Ostensibly the Torture Garden Valentine Ball was a stunning spectacle. Decor, acts, rooms, ideas, visuals, music… were all value for money. The thing is, at this TG I think this time we were witness to a change. TG has found itself the other side of the recession as more of a giant fancy dress party for Bizarre readers. Yet is it their fault that 2,500 people turn up?
It’s just I’ve always felt this is where the spirit of ‘punk’ is now. This of all clubnights is where the freedom of ultimate individual expression is. Not a chancer stumbling around in a bathrobe, not common festival skimpiness. TG has always been famous for its strict dress code and thus an outlet for freaking out. Yet only about a third there wore non-streetwear, and they were swamped by the overpopulation of watered-down ‘tops-off’ males and Burlesque hen-party females. As Latex Kitty said to me: ‘I don’t want to talk to someone with their top off, what’s that about?’
Quite. TG can’t be a Red Hot Chilli Peppers gig. But you had to admire those that braved the cold under the industrial archways of SeOne. I froze in my catsuit. That’s a heat transference thing right? I’m not up on my science but I’m sure somebody could have put a radiator on. A few oil drum bonfires would have looked good – probably against Health & Safety regulations…
Unfortunately it was the venue that inhibited the night. What SeOne gave in faded grandeur and space it took back in bad business choices. Frankly, the toilets were not fit for purpose. Carlsberg or Strongbow in cans – £4 a pop. Wine in plastic. Mismanaged cloakroom-queues. Obligatory heavy-handed doormen. All of it smacked of an inexperience in the fetish territory. One longed for the labyrinthian spookiness and facilitation of Mass at Brixton.
Despite the shortfallings of the venue – which did deliver a decent space – there is as always so much to celebrate about the hard work TG always put into its events. A stunning chart-ready electropop performance by Viktoria Modesta would have given Lady GaGa a run for her money. And the succinctly finessed digital grooves of the main Club Arena bathed in swaythes of ultramarine lasers by Beating Hearts were juxtaposed by a devilish revelry and stomping cheese-rock in the Neon Love Ballroom.

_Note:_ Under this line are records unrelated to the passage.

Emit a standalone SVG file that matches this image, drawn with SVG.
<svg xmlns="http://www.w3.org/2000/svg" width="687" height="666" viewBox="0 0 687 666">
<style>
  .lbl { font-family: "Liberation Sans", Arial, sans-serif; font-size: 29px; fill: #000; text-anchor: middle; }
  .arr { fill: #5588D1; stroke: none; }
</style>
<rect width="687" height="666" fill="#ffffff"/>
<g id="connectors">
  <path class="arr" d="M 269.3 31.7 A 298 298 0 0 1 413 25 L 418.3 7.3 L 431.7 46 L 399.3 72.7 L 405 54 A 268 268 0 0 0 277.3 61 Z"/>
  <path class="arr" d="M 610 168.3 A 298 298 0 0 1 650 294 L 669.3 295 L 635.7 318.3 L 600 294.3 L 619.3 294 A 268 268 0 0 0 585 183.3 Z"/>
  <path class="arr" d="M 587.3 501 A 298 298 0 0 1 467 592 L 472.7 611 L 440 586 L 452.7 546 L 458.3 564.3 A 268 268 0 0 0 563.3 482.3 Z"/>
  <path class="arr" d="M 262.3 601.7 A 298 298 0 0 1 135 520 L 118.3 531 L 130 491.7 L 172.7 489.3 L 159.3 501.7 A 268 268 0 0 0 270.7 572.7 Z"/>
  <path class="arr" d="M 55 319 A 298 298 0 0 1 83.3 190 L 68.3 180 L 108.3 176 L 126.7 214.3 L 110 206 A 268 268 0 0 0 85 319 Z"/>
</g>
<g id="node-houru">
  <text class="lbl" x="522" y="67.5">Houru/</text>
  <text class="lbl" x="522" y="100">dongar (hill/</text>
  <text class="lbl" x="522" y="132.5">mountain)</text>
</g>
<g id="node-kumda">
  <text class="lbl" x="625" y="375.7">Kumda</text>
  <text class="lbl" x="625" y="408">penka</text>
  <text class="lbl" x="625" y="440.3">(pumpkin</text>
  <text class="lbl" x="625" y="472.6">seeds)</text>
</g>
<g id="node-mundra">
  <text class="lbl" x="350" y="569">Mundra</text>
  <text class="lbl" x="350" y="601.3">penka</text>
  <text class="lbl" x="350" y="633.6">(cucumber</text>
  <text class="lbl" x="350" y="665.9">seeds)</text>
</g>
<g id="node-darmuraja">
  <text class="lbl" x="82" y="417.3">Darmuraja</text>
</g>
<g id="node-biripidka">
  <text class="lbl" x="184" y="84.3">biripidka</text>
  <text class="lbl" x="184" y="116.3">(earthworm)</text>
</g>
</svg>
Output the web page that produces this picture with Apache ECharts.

What also set TG apart were features like the performance artists: a double-headed manikin greeting everyone with a surgical mask and a kiss; and the Sexdoll Love Tunnel which set a sublimely pervy tone to the entrance, replete with dismembered blow-up doll parts and live rubber-maids. There were stalls, free photo-booths and of course pole-dancing, not to mention a sumptuous fashion show by Kaori’s Latex Dreams .
Asking around it seems TG might be looking to get its own venue, and that would be phenomenal because it would iron out the discrepancies of over-subscription, of Generation X Factor not understanding protocol, and the difficulties with enforcing a dress code with so many attending.
I was asked a few time what the solution might be. You know, I’m not sure there is a problem: it’s an opportunity. TG doesn’t need to be a victim of its own success: because it does have a groundswell of newbies coming through that need to be trained – perhaps with a TG Lite night. Then you could call the hardcore night, oh I don’t know, TG Strict – for those discerning souls who spend a month sorting out their outfits and travel across Europe to be at the cutting edge. Of course it would need to be choosier about the venues too.